→ PROBLEM DETAILS: From the first line of the data below through the line bearing "ax = fig.add_axes([0.1862, 0.2045, 0.8087, 0.7913])", reproduce each line exactly; do not include pictures.

→ DATA SEGMENT:
=-=-=-=-=

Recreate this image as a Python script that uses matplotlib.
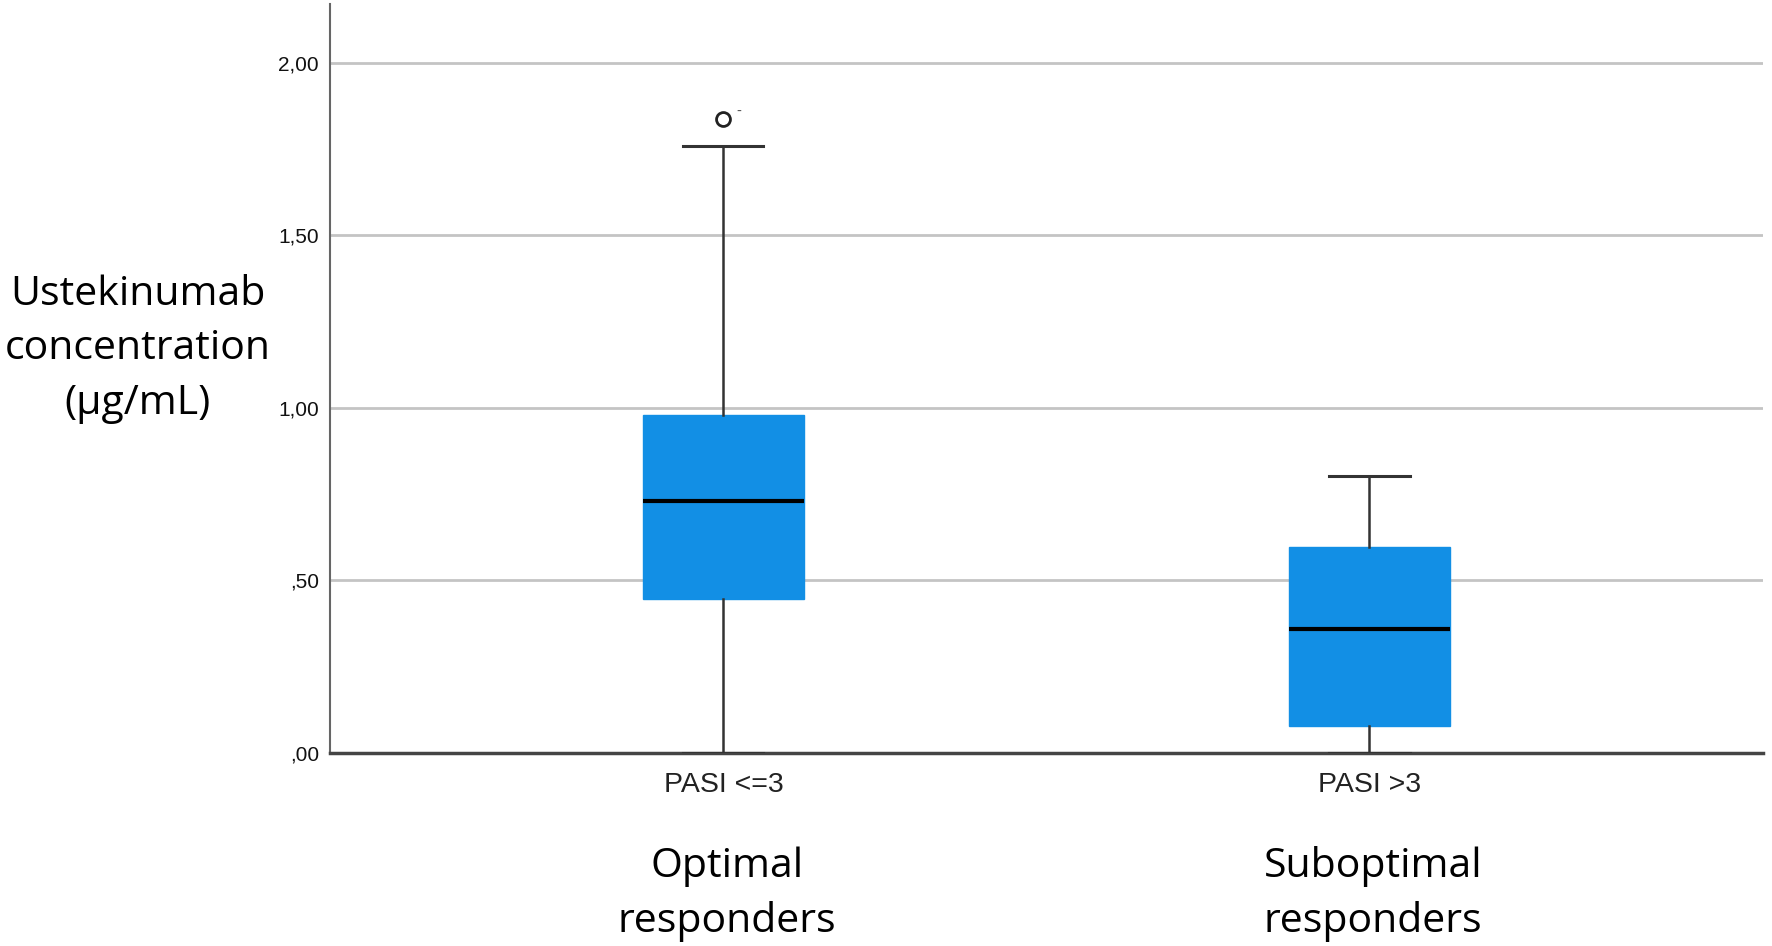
import matplotlib
matplotlib.use("Agg")
import matplotlib.pyplot as plt

# values (µg/mL)
groups = ["PASI <=3", "PASI >3"]
group_names = ["Optimal\nresponders", "Suboptimal\nresponders"]
q1 = [0.445, 0.076]
medians = [0.729, 0.359]
q3 = [0.978, 0.596]
whisker_lo = [0.0, 0.0]
whisker_hi = [1.757, 0.801]
outliers = [[1.838], []]
yticks = [0.0, 0.5, 1.0, 1.5, 2.0]
ytick_labels = [",00", ",50", "1,00", "1,50", "2,00"]

box_color = "#128fe5"

fig = plt.figure(figsize=(17.72, 9.46), dpi=100)
ax = fig.add_axes([0.1862, 0.2045, 0.8087, 0.7913])

stats = []
for i in range(len(groups)):
    stats.append(dict(label=groups[i], q1=q1[i], med=medians[i], q3=q3[i],
                      whislo=whisker_lo[i], whishi=whisker_hi[i], fliers=outliers[i]))

ax.bxp(stats, positions=[1, 2], widths=0.25, capwidths=0.124,
       patch_artist=True, showfliers=True,
       boxprops=dict(facecolor=box_color, edgecolor=box_color, linewidth=1),
       medianprops=dict(color="black", linewidth=3),
       whiskerprops=dict(color="#333333", linewidth=1.8),
       capprops=dict(color="#333333", linewidth=2.2),
       flierprops=dict(marker="o", markersize=10, markerfacecolor="white",
                       markeredgecolor="#222222", markeredgewidth=2),
       zorder=3)

# small case label next to the outlier
ax.text(1.0 + 0.02, outliers[0][0] + 0.02, "-", fontsize=10, color="#555555",
        ha="left", va="center")

ax.set_xlim(0.391, 2.609)
ax.set_ylim(0, 2.17)
ax.set_yticks(yticks)
ax.set_yticklabels(ytick_labels, fontsize=15, family="Liberation Sans", color="#111111")
ax.set_xticks([1, 2])
ax.set_xticklabels(groups, fontsize=20.5, family="Liberation Sans", color="#222222")
ax.tick_params(axis="y", length=0, pad=8)
ax.tick_params(axis="x", length=0, pad=14)

ax.yaxis.grid(True, color="#c4c4c4", linewidth=2)
ax.set_axisbelow(True)

for s in ["top", "right"]:
    ax.spines[s].set_visible(False)
ax.spines["left"].set_color("#666666")
ax.spines["left"].set_linewidth(1.5)
ax.spines["bottom"].set_color("#444444")
ax.spines["bottom"].set_linewidth(2.5)

fig.text(138 / 1772, 1 - 349 / 946, "Ustekinumab\nconcentration\n(µg/mL)",
         fontsize=29.5, family="Open Sans", ha="center", va="center", linespacing=1.46)

for i, name in enumerate(group_names):
    x_fig = ax.transData.transform((i + 1, 0))[0] / fig.bbox.width
    fig.text(x_fig + 0.002, 1 - 894 / 946, name, fontsize=29.5, family="Open Sans",
             ha="center", va="center", linespacing=1.46)

fig.savefig("out.png", dpi=100, facecolor="white")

=-=-=-=-=

→ RESPONSE TO THE TASK:
Recreate this image as a Python script that uses matplotlib.
import matplotlib
matplotlib.use("Agg")
import matplotlib.pyplot as plt

# values (µg/mL)
groups = ["PASI <=3", "PASI >3"]
group_names = ["Optimal\nresponders", "Suboptimal\nresponders"]
q1 = [0.445, 0.076]
medians = [0.729, 0.359]
q3 = [0.978, 0.596]
whisker_lo = [0.0, 0.0]
whisker_hi = [1.757, 0.801]
outliers = [[1.838], []]
yticks = [0.0, 0.5, 1.0, 1.5, 2.0]
ytick_labels = [",00", ",50", "1,00", "1,50", "2,00"]

box_color = "#128fe5"

fig = plt.figure(figsize=(17.72, 9.46), dpi=100)
ax = fig.add_axes([0.1862, 0.2045, 0.8087, 0.7913])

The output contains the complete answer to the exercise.